The case was listed for an eight-day hearing last June with costs, the judge said, estimated by the parties as likely to exceed €1m.
A High Court judge who threw out a case involving multi-million dollar claims on either side and where “the only winners are the lawyers” has said it should act as a salutary lesson for all litigants.
Mr Justice Michael Twomey, who found in the commercial case that neither side were entitled to any award, said mediation offers a “great opportunity for a reality check”.
The case, the judge said, would have benefitted from “mediation/reality checking” and the only winners in the case are the lawyers.
“This case should therefore act as a salutary lesson for all plaintiffs when they receive the advice to consider mediation instead of litigation, that they do seek to undergo the reality check of mediation,” the judge said.
Mr Justice Twomey made his comments in a ruling on the action brought by V Media Doo, registered in Montenegro and First Click Marketing Operations Management Ltd incorporated in the Abu Dhabi Free Zone against Techads Media Ltd over alleged unpaid invoices for web traffic.
Techads Media Ltd was based at Dublin City University Alpha Campus and at one time, the court heard, was valued at over $600million but three years ago its business disappeared overnight and the judge said Techads “exists solely for the purposes of this litigation”.
V Media and First Click’s claim, the judge said, was in the region of $2.5m and Techads’ counterclaim was for about $1.8m.
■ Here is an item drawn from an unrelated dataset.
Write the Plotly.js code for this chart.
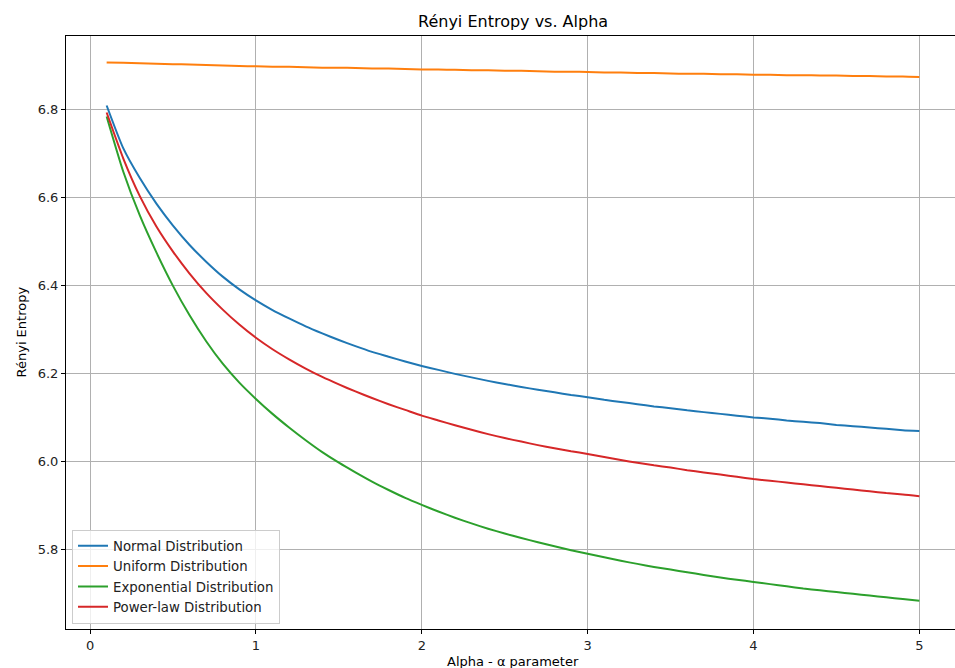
<!DOCTYPE html>
<html>
<head>
<meta charset="utf-8">
<script src="https://cdn.plot.ly/plotly-3.0.1.min.js"></script>
<style>
html,body{margin:0;padding:0;background:#fff;overflow:hidden;width:955px;height:668px;}
#wrap{width:955px;height:668px;overflow:hidden;position:relative;}
#chart{width:1000px;height:668px;position:absolute;left:0;top:0;}
</style>
</head>
<body>
<div id="wrap"><div id="chart"></div></div>
<script>
const alpha = [0.1,0.2,0.3,0.4,0.5,0.6,0.7,0.8,0.9,1.0,
  1.1,1.2,1.3,1.4,1.5,1.6,1.7,1.8,1.9,2.0,
  2.1,2.2,2.3,2.4,2.5,2.6,2.7,2.8,2.9,3.0,
  3.1,3.2,3.3,3.4,3.5,3.6,3.7,3.8,3.9,4.0,
  4.1,4.2,4.3,4.4,4.5,4.6,4.7,4.8,4.9,5.0];

const normalVals = [6.810,6.713,6.645,6.587,6.537,6.493,6.455,6.421,6.392,6.367,
  6.345,6.326,6.308,6.292,6.277,6.263,6.250,6.239,6.228,6.218,
  6.209,6.200,6.192,6.184,6.177,6.170,6.164,6.158,6.152,6.147,
  6.141,6.136,6.131,6.126,6.122,6.117,6.113,6.109,6.105,6.101,
  6.098,6.094,6.091,6.088,6.084,6.081,6.078,6.075,6.072,6.070];

const uniformVals = [6.908,6.907,6.906,6.905,6.904,6.903,6.902,6.901,6.900,6.899,
  6.898,6.898,6.897,6.896,6.896,6.895,6.894,6.894,6.893,6.892,
  6.892,6.891,6.890,6.890,6.889,6.889,6.888,6.887,6.887,6.886,
  6.885,6.885,6.884,6.884,6.883,6.882,6.882,6.881,6.881,6.880,
  6.880,6.879,6.879,6.878,6.878,6.877,6.877,6.876,6.876,6.875];

const exponentialVals = [6.785,6.660,6.560,6.476,6.400,6.333,6.274,6.223,6.180,6.143,
  6.109,6.078,6.049,6.022,5.998,5.976,5.955,5.936,5.918,5.902,
  5.887,5.873,5.860,5.848,5.837,5.827,5.817,5.808,5.799,5.791,
  5.783,5.775,5.768,5.761,5.755,5.749,5.743,5.737,5.732,5.727,
  5.722,5.717,5.712,5.708,5.704,5.700,5.696,5.692,5.688,5.684];

const powerLawVals = [6.794,6.690,6.604,6.535,6.478,6.428,6.384,6.346,6.312,6.282,
  6.256,6.233,6.212,6.193,6.176,6.160,6.145,6.131,6.118,6.105,
  6.094,6.083,6.073,6.063,6.054,6.046,6.038,6.031,6.024,6.018,
  6.011,6.004,5.998,5.992,5.987,5.981,5.976,5.971,5.966,5.961,
  5.957,5.953,5.949,5.945,5.941,5.937,5.933,5.929,5.926,5.922];

const seriesNames = ["Normal Distribution","Uniform Distribution","Exponential Distribution","Power-law Distribution"];
const seriesColors = ["#1f77b4","#ff7f0e","#2ca02c","#d62728"];
const seriesValues = [normalVals, uniformVals, exponentialVals, powerLawVals];

const xTicks = [0,1,2,3,4,5];
const yTicks = [5.8,6.0,6.2,6.4,6.6,6.8];

const FONT = "DejaVu Sans, sans-serif";
const PW = 894; // plot width in px (part beyond 955 is cropped, as in the reference)

const traces = seriesValues.map((v,i)=>({
  x: alpha, y: v, type: "scatter", mode: "lines",
  name: seriesNames[i],
  line: {color: seriesColors[i], width: 2, shape: "spline", smoothing: 0.6}
}));

const layout = {
  width: 1000, height: 668,
  margin: {l:66, r:40, t:36, b:39, pad:0},
  paper_bgcolor: "#ffffff", plot_bgcolor: "#ffffff",
  font: {family: FONT, size: 13, color: "#000000"},
  showlegend: true,
  legend: {
    x: 6/PW, y: 0.009, xanchor: "left", yanchor: "bottom",
    bgcolor: "rgba(255,255,255,0.8)", bordercolor: "#cccccc", borderwidth: 1,
    font: {family: FONT, size: 13.3, color: "#222"},
    tracegroupgap: 0, itemwidth: 30
  },
  xaxis: {
    range: [-0.145, 5.245], tickvals: xTicks, ticktext: xTicks.map(String),
    showgrid: true, gridcolor: "#b0b0b0", gridwidth: 1,
    zeroline: false, showline: true, linecolor: "#000", linewidth: 1, mirror: true,
    ticks: "outside", ticklen: 4, tickcolor: "#000", tickwidth: 1,
    tickfont: {family: FONT, size: 13, color: "#222"}
  },
  yaxis: {
    range: [5.620, 6.968], tickvals: yTicks, ticktext: yTicks.map(v=>v.toFixed(1)),
    showgrid: true, gridcolor: "#b0b0b0", gridwidth: 1,
    zeroline: false, showline: true, linecolor: "#000", linewidth: 1, mirror: true,
    ticks: "outside", ticklen: 4, tickcolor: "#000", tickwidth: 1,
    tickfont: {family: FONT, size: 13, color: "#222"}
  },
  annotations: [
    {text: "Rényi Entropy vs. Alpha", xref: "paper", yref: "paper",
     x: 0.5, y: 1, yshift: 15, xanchor: "center", yanchor: "middle",
     showarrow: false, font: {family: FONT, size: 16, color: "#000"}},
    {text: "Alpha - α parameter", xref: "paper", yref: "paper",
     x: 0.5, y: 0, yshift: -32, xanchor: "center", yanchor: "middle",
     showarrow: false, font: {family: FONT, size: 13, color: "#000"}},
    {text: "Rényi Entropy", xref: "paper", yref: "paper",
     x: 0, xshift: -45, y: 0.5, xanchor: "center", yanchor: "middle", textangle: -90,
     showarrow: false, font: {family: FONT, size: 13, color: "#000"}}
  ]
};

Plotly.newPlot("chart", traces, layout, {displayModeBar: false, staticPlot: true});
</script>
</body>
</html>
The case was listed for an eight-day hearing last June with costs, the judge said, estimated by the parties as likely to exceed €1m.
Mediation, the judge said, offers a great opportunity for a reality check regarding firstly the likelihood of a litigant’s claim being successful, and secondly, even if it is, a reality check regarding the likelihood of a litigant obtaining anything close to the sums claimed.
He noted that The Mediation Act 2017 makes clear that litigation “should be the option of last resort rather than first resort when it comes to resolving disputes“.
Mr Justice Twomey said the case illustrates the broader point that human nature is such that persons who undertake litigation will often seek to be as successful as possible which often means portraying the damages that they have suffered or the amounts lost at their absolute height.
However, he said the downside of such an approach is that litigants can end up believing their own publicity as they repeat and provide evidence of their claims “and so reinforce their own belief in their claims”.
Unfortunately, the judge said, the problem with this approach is that it can reduce the likelihood of a settlement particularly if the first reality check of the claims and counterclaims occurs when it is too late.
Mr Justice Twomey ruled that V Media Doo and First Click were not entitled to payment from Techads of the invoices.
He said this was because under the terms of their contract, with Techads, Techads was entitled to withhold payment because of V Media’s and First Click’s failure to obtain prior approval of any third-party providers of web traffic.
The judge said the court could have no confidence that any of the figures presented to the court represent the amount of money actually lost by Techads as a result of V Media’s alleged failure to obtain approval in advance for its use of subcontractors.
The court, he said, accordingly could not make any order in relation to the counterclaim.